Thursday, August 16, 2007

 

Sunnis shun Maliki's new alliance of Kurds and Shiites

Politics
(Gulf News) - The Iraqi prime minister and president on Thursday announced a new alliance of moderate Shiites and Kurds, saying Sunni moderates refused to join but the door remained open to them. Prime Minister Nouri Al Maliki said the agreement was the first step to unblock political stagnation that has gripped his Shiite-led government since it first took power in May2006.
Pressure has been mounting against Al Maliki who has been criticised for having a Shiite bias and failing to stop the sectarian violence, which persists in Iraq despite the presence of tens of thousands of extra US troops. The announcement of the political accord after three days of intense negotiations in the capital was disappointing because it did not include Iraq's Sunni Vice President Tariq Al Hashemi and his moderate Iraqi Islamic Party.

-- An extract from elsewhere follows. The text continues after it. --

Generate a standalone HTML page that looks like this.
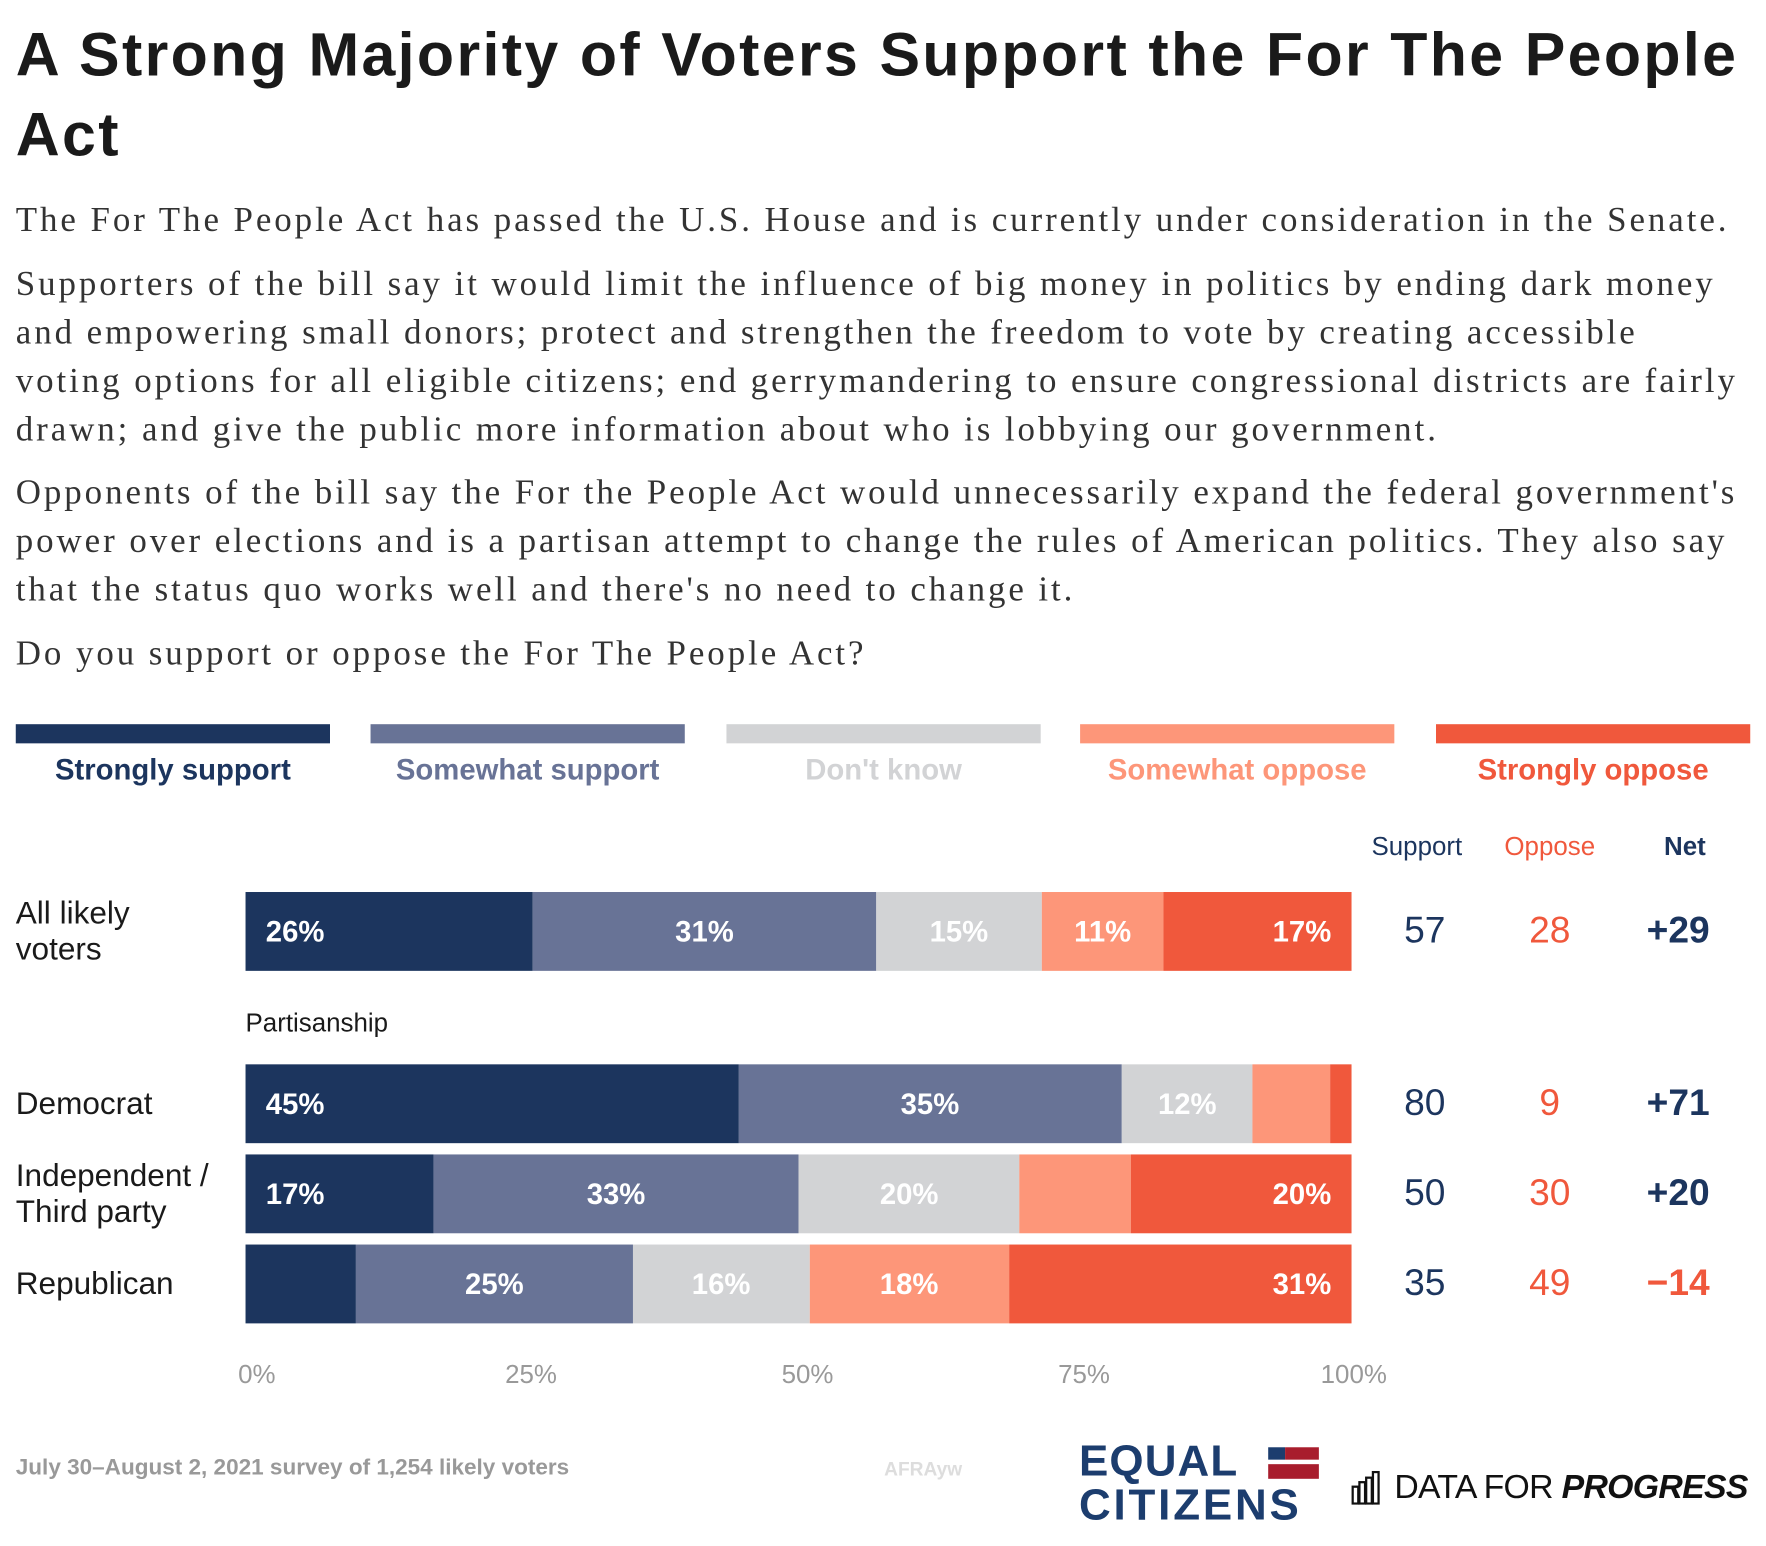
<!DOCTYPE html>
<html><head><meta charset="utf-8">
<style>
html,body{margin:0;padding:0;background:#fff;}
body{width:1766px;height:1546px;overflow:hidden;position:relative;}
#wrap{position:absolute;left:0;top:0;width:1568px;height:1373px;transform:scale(1.12628);transform-origin:0 0;font-family:"Liberation Sans",sans-serif;}
.abs{position:absolute;white-space:nowrap;}
h1{position:absolute;left:14px;top:14px;margin:0;font-size:54px;line-height:71px;font-weight:bold;color:#1a1a1a;letter-spacing:2.1px;}
.p{position:absolute;left:14px;font-family:"Liberation Serif",serif;font-size:31px;color:#333;line-height:43px;white-space:nowrap;letter-spacing:2.6px;}
.leg{position:absolute;top:643px;height:17px;width:279px;}
.legl{position:absolute;top:668px;width:279px;text-align:center;font-weight:bold;font-size:26px;}
.hd{position:absolute;top:738px;font-size:23px;text-align:center;width:120px;}
.cat{position:absolute;left:14px;font-size:28px;color:#1a1a1a;line-height:32px;}
.num{position:absolute;font-size:33px;text-align:center;width:100px;}
.tick{position:absolute;top:1207px;font-size:23px;color:#999;width:100px;text-align:center;}
</style></head><body>
<div id="wrap">
<h1>A Strong Majority of Voters Support the For The People<br>Act</h1>
<div class="p" style="top:173px">The For The People Act has passed the U.S. House and is currently under consideration in the Senate.</div>
<div class="p" style="top:230px">Supporters of the bill say it would limit the influence of big money in politics by ending dark money<br>and empowering small donors; protect and strengthen the freedom to vote by creating accessible<br>voting options for all eligible citizens; end gerrymandering to ensure congressional districts are fairly<br>drawn; and give the public more information about who is lobbying our government.</div>
<div class="p" style="top:415px">Opponents of the bill say the For the People Act would unnecessarily expand the federal government's<br>power over elections and is a partisan attempt to change the rules of American politics. They also say<br>that the status quo works well and there's no need to change it.</div>
<div class="p" style="top:558px">Do you support or oppose the For The People Act?</div>

<div id="legend"></div>

<div class="hd" style="left:1198px;color:#1c355e">Support</div>
<div class="hd" style="left:1316px;color:#f0583c">Oppose</div>
<div class="hd" style="left:1436px;color:#1c355e;font-weight:bold">Net</div>

<div class="abs" style="left:218px;top:895px;font-size:23px;color:#1a1a1a">Partisanship</div>

<div id="bars"></div>

<div class="abs" style="left:14px;top:1292px;font-size:20px;font-weight:bold;color:#999">July 30–August 2, 2021 survey of 1,254 likely voters</div>
<div class="abs" style="left:785px;top:1295px;font-size:17px;font-weight:bold;color:#ddd">AFRAyw</div>

<div style="position:absolute;left:958px;top:1280px;width:215px;height:80px;">
 <div class="abs" style="left:0;top:-2px;font-size:39px;font-weight:bold;color:#1c3d6e;letter-spacing:1px;line-height:40px">EQUAL</div>
 <div class="abs" style="left:0;top:37px;font-size:39px;font-weight:bold;color:#1c3d6e;letter-spacing:2.5px;line-height:40px">CITIZENS</div>
 <div style="position:absolute;left:168px;top:5px;width:15px;height:11px;background:#1c3d6e"></div>
 <div style="position:absolute;left:183px;top:5px;width:30px;height:11px;background:#a81d2d"></div>
 <div style="position:absolute;left:168px;top:20px;width:45px;height:13px;background:#a81d2d"></div>
</div>
<div style="position:absolute;left:1200px;top:1302px;width:360px;height:40px;">
 <svg style="position:absolute;left:0;top:4px" width="26" height="30"><g fill="none" stroke="#111" stroke-width="2"><rect x="1" y="14" width="5" height="15"/><rect x="7" y="10" width="5" height="19"/><rect x="13" y="6" width="5" height="23"/><rect x="19" y="1" width="5" height="28"/></g></svg>
 <div class="abs" style="left:38px;top:0;font-size:30px;color:#111;line-height:38px;letter-spacing:-0.6px">DATA FOR <b><i>PROGRESS</i></b></div>
</div>
</div>
<script>
const seriesNames=["Strongly support","Somewhat support","Don't know","Somewhat oppose","Strongly oppose"];
const categories=["All likely voters","Democrat","Independent / Third party","Republican"];
const strongSupport=[26,45,17,10];
const someSupport=[31,35,33,25];
const dontKnow=[15,12,20,16];
const someOppose=[11,7,10,18];
const strongOppose=[17,2,20,31];
const supportTotals=[57,80,50,35];
const opposeTotals=[28,9,30,49];
const netValues=["+29","+71","+20","−14"];
const ticks=[0,25,50,75,100];

const colors=["#1c355e","#687396","#d2d3d5","#fd9679","#f0583c"];
const labelColors=["#1c355e","#687396","#d2d3d5","#fd9679","#f0583c"];
const wrap=document.getElementById('wrap');
const X0=218,W=982;
function xs(v){return X0+v/100*W;}
const rowTops=[792,945,1025,1105];
const BH=70;
const legLefts=[14,329,645,959,1275];
const legend=document.getElementById('legend');
seriesNames.forEach((n,i)=>{
  const b=document.createElement('div');b.className='leg';
  b.style.left=legLefts[i]+'px';b.style.background=colors[i];
  
  
  legend.appendChild(b);
  const l=document.createElement('div');l.className='legl';
  l.style.left=legLefts[i]+'px';l.style.color=labelColors[i];l.textContent=n;
  
  
  legend.appendChild(l);
});
const bars=document.getElementById('bars');
const series=[strongSupport,someSupport,dontKnow,someOppose,strongOppose];
const catLines=[["All likely","voters"],["Democrat"],["Independent /","Third party"],["Republican"]];
categories.forEach((c,r)=>{
  const top=rowTops[r];
  const cl=document.createElement('div');cl.className='cat';
  cl.innerHTML=catLines[r].join('<br>');
  cl.style.top=(top+BH/2-16*catLines[r].length)+'px';
  
  
  wrap.appendChild(cl);
  let total=0;series.forEach(s=>total+=s[r]);
  let cum=0;
  series.forEach((s,i)=>{
    const v=s[r];
    const x1=xs(cum/total*100),x2=xs((cum+v)/total*100);
    const seg=document.createElement('div');
    seg.style.cssText=`position:absolute;left:${x1}px;top:${top}px;width:${x2-x1}px;height:${BH}px;background:${colors[i]};`;
    
    
    bars.appendChild(seg);
    if(v>=11){
      const t=document.createElement('div');
      t.textContent=v+'%';
      let css=`position:absolute;top:${top}px;line-height:${BH}px;font-size:26px;font-weight:bold;color:#fff;white-space:nowrap;`;
      if(i===0) css+=`left:${x1+18}px;`;
      else if(i===4) css+=`right:${1568-x2+18}px;`;
      else css+=`left:${x1}px;width:${x2-x1}px;text-align:center;`;
      t.style.cssText=css;
      
      
      bars.appendChild(t);
    }
    cum+=v;
  });
  const cy=top+BH/2-20;
  const a=document.createElement('div');a.className='num';a.textContent=supportTotals[r];
  a.style.cssText+=`left:1215px;top:${cy}px;color:#1c355e;`;
  
  
  wrap.appendChild(a);
  const o=document.createElement('div');o.className='num';o.textContent=opposeTotals[r];
  o.style.cssText+=`left:1326px;top:${cy}px;color:#f0583c;`;
  
  
  wrap.appendChild(o);
  const n=document.createElement('div');n.className='num';n.textContent=netValues[r];
  n.style.cssText+=`left:1440px;top:${cy}px;font-weight:bold;color:${netValues[r][0]==='+'?'#1c355e':'#f0583c'};`;
  
  
  wrap.appendChild(n);
});
ticks.forEach(t=>{
  const d=document.createElement('div');d.className='tick';
  d.textContent=t+'%';
  d.style.left=(xs(t)-50+(t===0?10:(t===100?2:8)))+'px';
  
  
  wrap.appendChild(d);
});
</script>
</body></html>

President Jalal Talabani and Al Maliki were flanked by the leader of the northern autonomous Kurdish region, Massoud Barzani, and Shiite Vice President Vice President Adel Abdul-Mahdi at a news conference. The four men signed a three-page agreement that they said ensures them a majority in the 275-member parliament that would allow movement of critical US-demanded legislation.
Talabani, a Kurd, said Al Hashemi refused the invitation to join in the new political grouping but "the door is still open to them and they are welcome at any time." Al Maliki also called on the Sunni Accordance Front, which includes Al Hashemi's party, to return to the government, to heal a rift that opened when the bloc's five Cabinet ministers quit the government.
The four-party agreement was unveiled four weeks before the top US commander in Iraq Gen. David Petraeus and US Ambassador Ryan Crocker are to deliver a progress report on Iraq to Congress. "We have relegated efforts to topple the government to the past. We are now in a new stage," said Al Maliki's adviser, Yassin Majeed. "We will keep working to bring the Accordance Front back, but if they insist we will have a majority in parliament and bring in new ministers."
Omar Abdul-Sattar, a lawmaker with the Iraqi Islamic Party, said Kurdish representatives issued the invitaton on Wednesday and it was refused. "We said we are not ready tojoin this alliance at the current time," he said.